■ Exercise aim ■
Write out the whole listing word for word.
——————
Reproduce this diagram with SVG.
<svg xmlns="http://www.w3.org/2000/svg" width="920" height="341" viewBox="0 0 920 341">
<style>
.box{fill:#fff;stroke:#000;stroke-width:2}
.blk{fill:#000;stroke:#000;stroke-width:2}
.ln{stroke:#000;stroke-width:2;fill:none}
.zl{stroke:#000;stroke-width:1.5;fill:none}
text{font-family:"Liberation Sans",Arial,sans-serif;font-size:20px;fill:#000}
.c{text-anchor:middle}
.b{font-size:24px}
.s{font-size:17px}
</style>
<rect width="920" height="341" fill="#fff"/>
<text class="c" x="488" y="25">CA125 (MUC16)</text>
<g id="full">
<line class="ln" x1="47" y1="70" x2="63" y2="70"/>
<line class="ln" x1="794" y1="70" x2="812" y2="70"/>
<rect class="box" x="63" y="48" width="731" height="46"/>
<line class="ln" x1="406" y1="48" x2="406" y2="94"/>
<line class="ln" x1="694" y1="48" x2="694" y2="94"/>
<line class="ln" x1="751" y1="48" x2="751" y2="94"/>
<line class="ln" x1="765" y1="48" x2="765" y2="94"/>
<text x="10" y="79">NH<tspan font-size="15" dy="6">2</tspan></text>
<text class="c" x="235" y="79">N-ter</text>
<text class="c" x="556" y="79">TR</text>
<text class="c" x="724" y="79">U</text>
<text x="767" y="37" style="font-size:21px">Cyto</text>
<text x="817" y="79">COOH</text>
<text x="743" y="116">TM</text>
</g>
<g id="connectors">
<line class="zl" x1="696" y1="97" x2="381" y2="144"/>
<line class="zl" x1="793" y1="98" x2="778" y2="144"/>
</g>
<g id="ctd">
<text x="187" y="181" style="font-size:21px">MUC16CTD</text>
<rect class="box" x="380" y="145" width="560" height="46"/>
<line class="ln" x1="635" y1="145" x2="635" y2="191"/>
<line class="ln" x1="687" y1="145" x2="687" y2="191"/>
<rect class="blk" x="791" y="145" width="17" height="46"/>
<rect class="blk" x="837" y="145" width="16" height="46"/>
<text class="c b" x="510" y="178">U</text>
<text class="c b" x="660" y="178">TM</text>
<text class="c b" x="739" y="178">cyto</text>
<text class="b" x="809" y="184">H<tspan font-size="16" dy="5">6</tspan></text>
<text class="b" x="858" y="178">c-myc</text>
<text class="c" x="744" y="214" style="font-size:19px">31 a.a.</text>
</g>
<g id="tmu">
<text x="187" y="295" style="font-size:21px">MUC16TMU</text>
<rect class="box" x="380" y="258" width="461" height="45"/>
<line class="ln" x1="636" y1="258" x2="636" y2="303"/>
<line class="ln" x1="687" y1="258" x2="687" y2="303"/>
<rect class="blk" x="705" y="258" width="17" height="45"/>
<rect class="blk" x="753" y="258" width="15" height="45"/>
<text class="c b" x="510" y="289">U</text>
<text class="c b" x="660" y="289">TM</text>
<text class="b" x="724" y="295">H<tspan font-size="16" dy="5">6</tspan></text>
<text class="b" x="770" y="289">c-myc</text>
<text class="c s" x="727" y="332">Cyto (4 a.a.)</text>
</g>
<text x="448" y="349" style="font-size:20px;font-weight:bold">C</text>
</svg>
——————
■ Answer ■
Reproduce this diagram with SVG.
<svg xmlns="http://www.w3.org/2000/svg" width="920" height="341" viewBox="0 0 920 341">
<style>
.box{fill:#fff;stroke:#000;stroke-width:2}
.blk{fill:#000;stroke:#000;stroke-width:2}
.ln{stroke:#000;stroke-width:2;fill:none}
.zl{stroke:#000;stroke-width:1.5;fill:none}
text{font-family:"Liberation Sans",Arial,sans-serif;font-size:20px;fill:#000}
.c{text-anchor:middle}
.b{font-size:24px}
.s{font-size:17px}
</style>
<rect width="920" height="341" fill="#fff"/>
<text class="c" x="488" y="25">CA125 (MUC16)</text>
<g id="full">
<line class="ln" x1="47" y1="70" x2="63" y2="70"/>
<line class="ln" x1="794" y1="70" x2="812" y2="70"/>
<rect class="box" x="63" y="48" width="731" height="46"/>
<line class="ln" x1="406" y1="48" x2="406" y2="94"/>
<line class="ln" x1="694" y1="48" x2="694" y2="94"/>
<line class="ln" x1="751" y1="48" x2="751" y2="94"/>
<line class="ln" x1="765" y1="48" x2="765" y2="94"/>
<text x="10" y="79">NH<tspan font-size="15" dy="6">2</tspan></text>
<text class="c" x="235" y="79">N-ter</text>
<text class="c" x="556" y="79">TR</text>
<text class="c" x="724" y="79">U</text>
<text x="767" y="37" style="font-size:21px">Cyto</text>
<text x="817" y="79">COOH</text>
<text x="743" y="116">TM</text>
</g>
<g id="connectors">
<line class="zl" x1="696" y1="97" x2="381" y2="144"/>
<line class="zl" x1="793" y1="98" x2="778" y2="144"/>
</g>
<g id="ctd">
<text x="187" y="181" style="font-size:21px">MUC16CTD</text>
<rect class="box" x="380" y="145" width="560" height="46"/>
<line class="ln" x1="635" y1="145" x2="635" y2="191"/>
<line class="ln" x1="687" y1="145" x2="687" y2="191"/>
<rect class="blk" x="791" y="145" width="17" height="46"/>
<rect class="blk" x="837" y="145" width="16" height="46"/>
<text class="c b" x="510" y="178">U</text>
<text class="c b" x="660" y="178">TM</text>
<text class="c b" x="739" y="178">cyto</text>
<text class="b" x="809" y="184">H<tspan font-size="16" dy="5">6</tspan></text>
<text class="b" x="858" y="178">c-myc</text>
<text class="c" x="744" y="214" style="font-size:19px">31 a.a.</text>
</g>
<g id="tmu">
<text x="187" y="295" style="font-size:21px">MUC16TMU</text>
<rect class="box" x="380" y="258" width="461" height="45"/>
<line class="ln" x1="636" y1="258" x2="636" y2="303"/>
<line class="ln" x1="687" y1="258" x2="687" y2="303"/>
<rect class="blk" x="705" y="258" width="17" height="45"/>
<rect class="blk" x="753" y="258" width="15" height="45"/>
<text class="c b" x="510" y="289">U</text>
<text class="c b" x="660" y="289">TM</text>
<text class="b" x="724" y="295">H<tspan font-size="16" dy="5">6</tspan></text>
<text class="b" x="770" y="289">c-myc</text>
<text class="c s" x="727" y="332">Cyto (4 a.a.)</text>
</g>
<text x="448" y="349" style="font-size:20px;font-weight:bold">C</text>
</svg>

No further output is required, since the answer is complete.